[Start Data section]
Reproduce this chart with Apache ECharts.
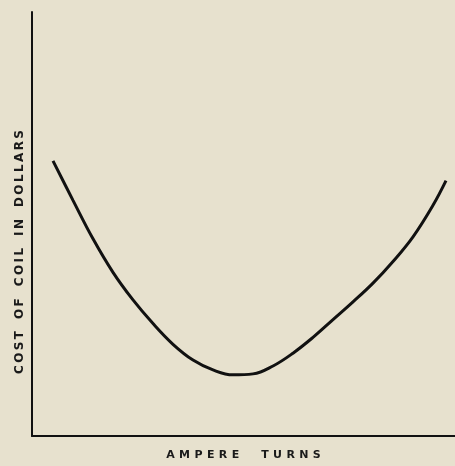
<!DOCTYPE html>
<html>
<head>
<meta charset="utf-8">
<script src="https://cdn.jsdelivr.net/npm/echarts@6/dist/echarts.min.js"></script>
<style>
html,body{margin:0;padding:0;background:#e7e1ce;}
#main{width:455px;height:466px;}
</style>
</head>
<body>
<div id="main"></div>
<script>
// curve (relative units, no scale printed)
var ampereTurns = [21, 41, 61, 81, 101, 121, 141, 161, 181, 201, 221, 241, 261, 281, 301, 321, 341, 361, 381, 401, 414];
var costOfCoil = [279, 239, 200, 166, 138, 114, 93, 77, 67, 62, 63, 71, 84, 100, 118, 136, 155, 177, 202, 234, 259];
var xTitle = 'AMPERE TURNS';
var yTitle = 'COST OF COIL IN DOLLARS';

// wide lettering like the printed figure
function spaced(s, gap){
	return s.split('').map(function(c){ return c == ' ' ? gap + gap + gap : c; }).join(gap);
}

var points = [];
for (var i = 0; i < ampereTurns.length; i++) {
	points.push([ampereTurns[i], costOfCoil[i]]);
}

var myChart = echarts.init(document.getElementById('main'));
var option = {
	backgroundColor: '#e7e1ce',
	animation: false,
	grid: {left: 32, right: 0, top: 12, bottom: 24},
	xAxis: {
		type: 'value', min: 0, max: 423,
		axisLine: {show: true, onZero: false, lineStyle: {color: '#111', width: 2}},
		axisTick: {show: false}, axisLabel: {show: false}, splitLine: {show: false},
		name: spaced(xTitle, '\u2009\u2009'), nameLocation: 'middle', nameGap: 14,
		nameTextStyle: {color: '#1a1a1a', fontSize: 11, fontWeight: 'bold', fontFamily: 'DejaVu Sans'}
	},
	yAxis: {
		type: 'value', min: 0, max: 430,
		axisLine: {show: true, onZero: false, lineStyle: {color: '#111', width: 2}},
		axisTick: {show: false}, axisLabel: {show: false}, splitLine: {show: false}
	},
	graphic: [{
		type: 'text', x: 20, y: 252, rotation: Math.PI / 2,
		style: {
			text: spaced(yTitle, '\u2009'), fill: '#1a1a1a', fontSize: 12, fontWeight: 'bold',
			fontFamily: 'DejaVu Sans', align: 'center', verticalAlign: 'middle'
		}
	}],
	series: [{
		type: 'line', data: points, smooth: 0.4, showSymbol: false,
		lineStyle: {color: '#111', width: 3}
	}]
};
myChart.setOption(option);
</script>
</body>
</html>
[End Data section]
[Start Data section]
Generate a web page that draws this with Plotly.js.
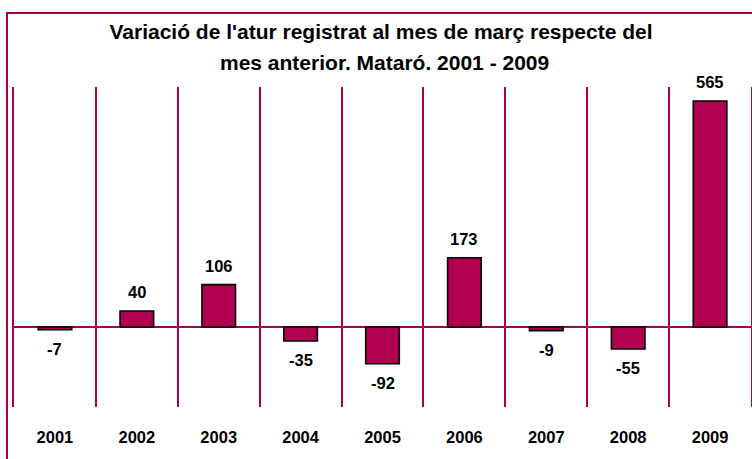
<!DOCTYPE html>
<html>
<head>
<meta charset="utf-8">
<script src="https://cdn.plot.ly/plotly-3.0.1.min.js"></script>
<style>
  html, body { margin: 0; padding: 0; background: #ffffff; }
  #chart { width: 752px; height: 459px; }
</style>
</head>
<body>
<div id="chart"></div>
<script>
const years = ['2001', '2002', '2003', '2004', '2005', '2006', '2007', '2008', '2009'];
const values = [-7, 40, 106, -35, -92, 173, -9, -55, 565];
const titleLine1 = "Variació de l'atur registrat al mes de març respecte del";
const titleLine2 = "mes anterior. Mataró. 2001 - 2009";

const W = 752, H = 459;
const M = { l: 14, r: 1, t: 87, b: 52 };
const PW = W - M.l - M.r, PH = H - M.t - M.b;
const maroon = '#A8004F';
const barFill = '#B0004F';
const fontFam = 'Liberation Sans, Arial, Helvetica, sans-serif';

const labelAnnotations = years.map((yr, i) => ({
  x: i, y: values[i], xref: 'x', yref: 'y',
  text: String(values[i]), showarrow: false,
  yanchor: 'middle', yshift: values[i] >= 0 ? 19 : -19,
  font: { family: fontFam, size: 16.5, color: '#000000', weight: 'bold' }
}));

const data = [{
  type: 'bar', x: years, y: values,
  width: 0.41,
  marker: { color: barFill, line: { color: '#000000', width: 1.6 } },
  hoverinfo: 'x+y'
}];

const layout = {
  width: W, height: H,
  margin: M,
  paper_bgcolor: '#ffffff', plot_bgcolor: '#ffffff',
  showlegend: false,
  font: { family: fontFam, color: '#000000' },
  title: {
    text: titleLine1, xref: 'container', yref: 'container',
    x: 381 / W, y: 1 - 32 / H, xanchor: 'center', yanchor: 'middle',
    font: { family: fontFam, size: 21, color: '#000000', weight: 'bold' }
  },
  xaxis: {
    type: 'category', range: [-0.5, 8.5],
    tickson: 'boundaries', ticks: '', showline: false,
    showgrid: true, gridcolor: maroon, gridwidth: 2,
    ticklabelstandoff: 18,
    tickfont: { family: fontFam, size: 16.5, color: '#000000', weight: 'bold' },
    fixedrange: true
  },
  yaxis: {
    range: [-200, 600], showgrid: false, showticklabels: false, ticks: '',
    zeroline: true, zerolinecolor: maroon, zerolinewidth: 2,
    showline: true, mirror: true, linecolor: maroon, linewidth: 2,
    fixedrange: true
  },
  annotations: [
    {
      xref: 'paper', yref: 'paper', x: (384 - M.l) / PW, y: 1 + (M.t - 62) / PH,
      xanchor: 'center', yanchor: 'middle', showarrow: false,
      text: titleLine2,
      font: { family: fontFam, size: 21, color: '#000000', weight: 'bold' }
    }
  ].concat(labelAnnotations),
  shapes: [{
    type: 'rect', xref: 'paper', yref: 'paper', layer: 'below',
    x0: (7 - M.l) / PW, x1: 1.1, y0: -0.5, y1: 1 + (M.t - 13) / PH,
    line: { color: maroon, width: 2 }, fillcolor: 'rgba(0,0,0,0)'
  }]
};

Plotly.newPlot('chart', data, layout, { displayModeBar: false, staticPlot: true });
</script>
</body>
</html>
[End Data section]
[Start Data section]
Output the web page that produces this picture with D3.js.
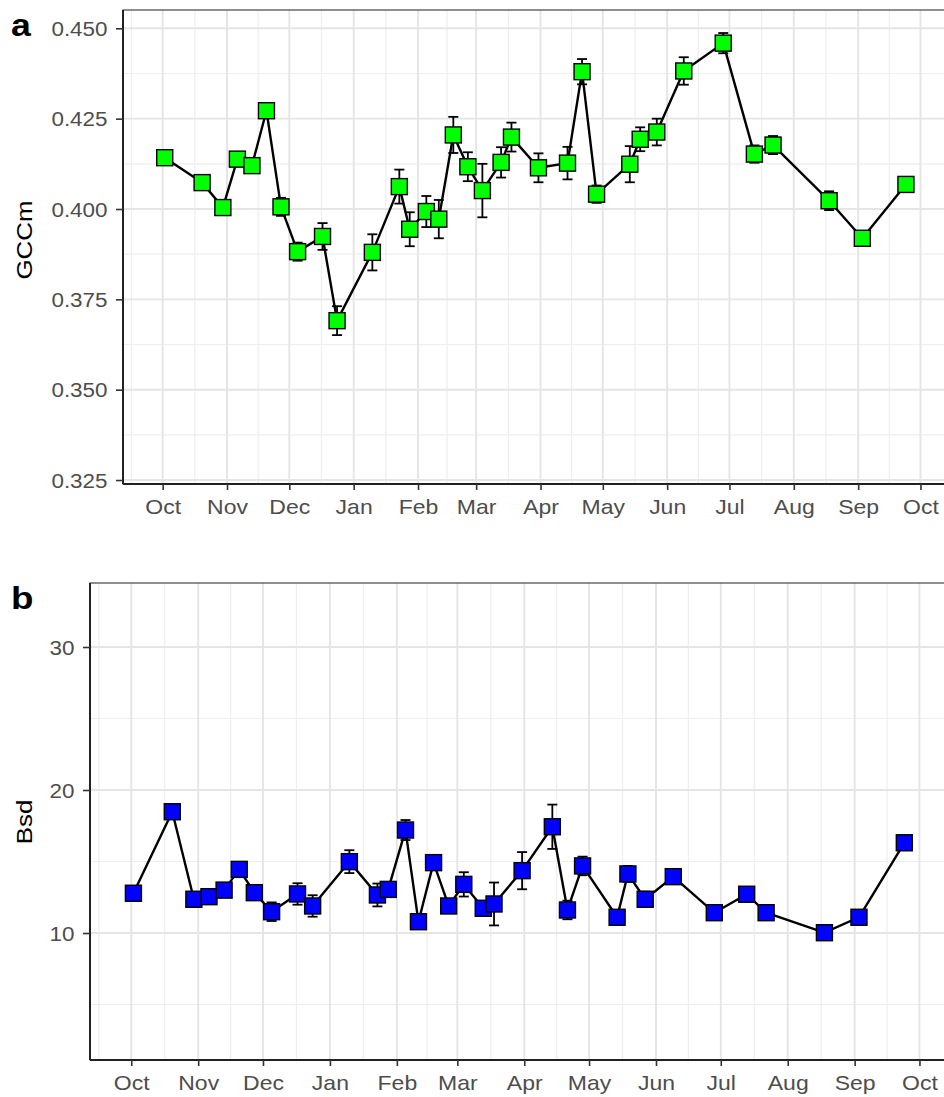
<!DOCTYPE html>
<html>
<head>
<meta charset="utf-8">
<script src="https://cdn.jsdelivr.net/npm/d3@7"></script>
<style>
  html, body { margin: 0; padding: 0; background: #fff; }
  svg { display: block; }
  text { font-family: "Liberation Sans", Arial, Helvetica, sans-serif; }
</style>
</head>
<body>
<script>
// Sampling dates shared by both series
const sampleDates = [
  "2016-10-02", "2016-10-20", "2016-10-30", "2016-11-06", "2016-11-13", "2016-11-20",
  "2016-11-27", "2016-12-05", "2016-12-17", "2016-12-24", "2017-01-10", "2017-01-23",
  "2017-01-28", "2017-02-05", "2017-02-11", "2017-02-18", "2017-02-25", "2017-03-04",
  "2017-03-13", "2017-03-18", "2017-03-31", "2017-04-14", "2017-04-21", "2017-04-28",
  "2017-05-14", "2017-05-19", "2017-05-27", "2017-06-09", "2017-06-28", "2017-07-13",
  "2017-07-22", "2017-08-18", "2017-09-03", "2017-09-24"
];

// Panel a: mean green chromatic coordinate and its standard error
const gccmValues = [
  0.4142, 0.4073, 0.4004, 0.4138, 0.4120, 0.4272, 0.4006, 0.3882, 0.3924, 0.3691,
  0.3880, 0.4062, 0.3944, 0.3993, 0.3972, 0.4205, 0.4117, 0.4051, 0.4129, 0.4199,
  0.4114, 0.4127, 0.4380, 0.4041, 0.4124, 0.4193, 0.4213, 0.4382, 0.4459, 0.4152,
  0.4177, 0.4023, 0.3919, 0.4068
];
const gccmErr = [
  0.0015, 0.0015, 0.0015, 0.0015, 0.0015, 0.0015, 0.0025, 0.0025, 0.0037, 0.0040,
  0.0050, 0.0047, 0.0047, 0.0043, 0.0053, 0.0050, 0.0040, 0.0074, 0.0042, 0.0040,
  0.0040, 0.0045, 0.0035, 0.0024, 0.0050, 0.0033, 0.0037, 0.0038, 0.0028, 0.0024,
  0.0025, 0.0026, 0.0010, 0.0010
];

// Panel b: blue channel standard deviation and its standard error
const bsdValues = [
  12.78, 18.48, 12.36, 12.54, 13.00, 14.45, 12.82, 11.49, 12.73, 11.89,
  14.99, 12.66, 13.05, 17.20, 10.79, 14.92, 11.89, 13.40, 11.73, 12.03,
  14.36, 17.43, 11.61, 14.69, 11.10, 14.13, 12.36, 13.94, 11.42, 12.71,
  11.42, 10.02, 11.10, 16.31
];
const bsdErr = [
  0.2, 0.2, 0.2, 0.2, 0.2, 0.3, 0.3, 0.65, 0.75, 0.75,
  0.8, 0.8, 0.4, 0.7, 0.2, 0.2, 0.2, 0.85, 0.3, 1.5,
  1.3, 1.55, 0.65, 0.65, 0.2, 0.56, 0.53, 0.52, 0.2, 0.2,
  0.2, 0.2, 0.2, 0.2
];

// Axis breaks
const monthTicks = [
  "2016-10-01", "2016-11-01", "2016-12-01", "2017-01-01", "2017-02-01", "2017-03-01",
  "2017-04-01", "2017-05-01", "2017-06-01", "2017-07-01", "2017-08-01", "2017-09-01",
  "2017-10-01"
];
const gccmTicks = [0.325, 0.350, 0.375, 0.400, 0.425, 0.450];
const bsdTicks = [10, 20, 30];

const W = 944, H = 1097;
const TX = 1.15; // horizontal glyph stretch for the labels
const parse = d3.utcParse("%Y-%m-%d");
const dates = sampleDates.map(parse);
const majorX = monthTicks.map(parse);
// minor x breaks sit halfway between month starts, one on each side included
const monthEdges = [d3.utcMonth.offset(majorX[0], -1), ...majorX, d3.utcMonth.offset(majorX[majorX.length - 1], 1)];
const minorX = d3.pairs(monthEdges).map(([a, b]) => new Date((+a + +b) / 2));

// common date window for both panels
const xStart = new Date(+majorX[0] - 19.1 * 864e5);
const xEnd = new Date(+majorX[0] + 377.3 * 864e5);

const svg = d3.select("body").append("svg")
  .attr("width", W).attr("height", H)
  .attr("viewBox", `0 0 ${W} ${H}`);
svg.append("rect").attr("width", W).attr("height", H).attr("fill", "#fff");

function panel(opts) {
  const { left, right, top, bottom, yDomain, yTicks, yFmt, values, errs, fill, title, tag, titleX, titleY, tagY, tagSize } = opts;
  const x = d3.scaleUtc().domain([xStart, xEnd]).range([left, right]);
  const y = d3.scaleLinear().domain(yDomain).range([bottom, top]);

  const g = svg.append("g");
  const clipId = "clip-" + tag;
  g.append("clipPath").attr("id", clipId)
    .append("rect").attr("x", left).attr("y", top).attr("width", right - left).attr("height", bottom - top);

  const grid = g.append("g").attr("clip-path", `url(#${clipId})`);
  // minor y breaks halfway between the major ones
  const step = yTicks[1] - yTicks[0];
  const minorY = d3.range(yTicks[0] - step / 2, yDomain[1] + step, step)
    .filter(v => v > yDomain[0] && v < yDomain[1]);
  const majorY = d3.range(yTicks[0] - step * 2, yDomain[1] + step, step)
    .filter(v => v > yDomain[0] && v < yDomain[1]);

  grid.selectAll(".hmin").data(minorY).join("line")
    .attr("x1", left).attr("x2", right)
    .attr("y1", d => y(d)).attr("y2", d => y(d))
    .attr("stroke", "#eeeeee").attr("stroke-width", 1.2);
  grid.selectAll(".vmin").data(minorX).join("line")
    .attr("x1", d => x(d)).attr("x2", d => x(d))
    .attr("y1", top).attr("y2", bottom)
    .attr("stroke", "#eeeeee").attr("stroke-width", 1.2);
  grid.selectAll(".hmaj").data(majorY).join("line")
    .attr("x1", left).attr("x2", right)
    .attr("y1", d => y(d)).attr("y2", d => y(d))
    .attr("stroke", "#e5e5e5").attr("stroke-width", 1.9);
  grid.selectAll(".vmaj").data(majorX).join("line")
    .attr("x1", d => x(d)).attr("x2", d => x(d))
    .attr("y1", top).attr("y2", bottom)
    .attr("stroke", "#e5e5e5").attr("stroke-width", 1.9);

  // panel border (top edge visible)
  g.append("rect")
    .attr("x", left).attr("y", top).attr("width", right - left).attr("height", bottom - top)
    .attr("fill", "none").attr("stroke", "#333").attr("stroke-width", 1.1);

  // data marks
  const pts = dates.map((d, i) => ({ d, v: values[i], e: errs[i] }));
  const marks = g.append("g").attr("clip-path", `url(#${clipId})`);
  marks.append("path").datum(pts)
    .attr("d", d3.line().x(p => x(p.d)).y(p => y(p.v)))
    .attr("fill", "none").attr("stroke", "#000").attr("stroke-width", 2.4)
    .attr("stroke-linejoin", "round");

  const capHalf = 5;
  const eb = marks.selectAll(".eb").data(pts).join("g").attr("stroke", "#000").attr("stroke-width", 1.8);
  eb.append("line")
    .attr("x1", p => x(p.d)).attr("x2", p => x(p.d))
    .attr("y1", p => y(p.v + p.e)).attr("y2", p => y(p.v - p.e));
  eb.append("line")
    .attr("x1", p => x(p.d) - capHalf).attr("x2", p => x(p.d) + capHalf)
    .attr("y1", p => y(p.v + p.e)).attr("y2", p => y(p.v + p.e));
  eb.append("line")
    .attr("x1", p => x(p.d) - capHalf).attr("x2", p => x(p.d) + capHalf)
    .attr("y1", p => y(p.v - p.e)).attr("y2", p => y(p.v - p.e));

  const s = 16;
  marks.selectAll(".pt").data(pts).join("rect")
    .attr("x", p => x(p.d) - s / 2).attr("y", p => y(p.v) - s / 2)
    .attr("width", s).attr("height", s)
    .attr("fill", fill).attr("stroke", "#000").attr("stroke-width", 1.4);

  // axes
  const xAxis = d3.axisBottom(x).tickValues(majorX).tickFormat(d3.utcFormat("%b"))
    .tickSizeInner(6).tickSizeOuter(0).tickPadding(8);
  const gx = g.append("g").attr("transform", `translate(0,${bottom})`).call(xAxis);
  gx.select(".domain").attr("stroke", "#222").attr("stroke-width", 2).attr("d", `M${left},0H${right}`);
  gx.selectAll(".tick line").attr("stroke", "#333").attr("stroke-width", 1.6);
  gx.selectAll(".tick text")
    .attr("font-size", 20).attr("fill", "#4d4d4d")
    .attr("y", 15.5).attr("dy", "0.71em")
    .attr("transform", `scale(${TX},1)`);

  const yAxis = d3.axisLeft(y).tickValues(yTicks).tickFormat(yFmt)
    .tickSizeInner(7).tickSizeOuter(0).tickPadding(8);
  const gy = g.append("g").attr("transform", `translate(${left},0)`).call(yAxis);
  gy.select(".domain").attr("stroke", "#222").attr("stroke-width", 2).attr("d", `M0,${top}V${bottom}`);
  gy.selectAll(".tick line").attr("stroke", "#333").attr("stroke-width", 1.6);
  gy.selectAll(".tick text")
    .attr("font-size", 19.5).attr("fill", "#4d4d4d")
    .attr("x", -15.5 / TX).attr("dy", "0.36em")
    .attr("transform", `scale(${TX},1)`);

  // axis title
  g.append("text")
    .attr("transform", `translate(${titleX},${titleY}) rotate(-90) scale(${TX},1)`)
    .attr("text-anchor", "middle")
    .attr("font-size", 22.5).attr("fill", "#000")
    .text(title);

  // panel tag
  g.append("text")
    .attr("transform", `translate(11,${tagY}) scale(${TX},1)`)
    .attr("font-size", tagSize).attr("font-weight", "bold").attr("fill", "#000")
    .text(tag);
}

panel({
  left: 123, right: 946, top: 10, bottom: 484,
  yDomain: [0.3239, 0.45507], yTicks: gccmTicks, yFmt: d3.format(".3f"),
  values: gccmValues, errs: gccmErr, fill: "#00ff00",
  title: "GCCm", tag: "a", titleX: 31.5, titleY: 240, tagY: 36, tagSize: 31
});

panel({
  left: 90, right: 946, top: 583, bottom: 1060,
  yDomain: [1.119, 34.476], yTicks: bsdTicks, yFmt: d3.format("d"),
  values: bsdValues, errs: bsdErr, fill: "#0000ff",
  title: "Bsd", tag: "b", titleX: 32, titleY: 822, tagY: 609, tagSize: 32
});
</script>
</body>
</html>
[End Data section]
Single out each line of the records above with the string "that" in it, and copy it.

** Response to the task **
Generate a web page that draws this with Plotly.js.
Output the web page that produces this picture with D3.js.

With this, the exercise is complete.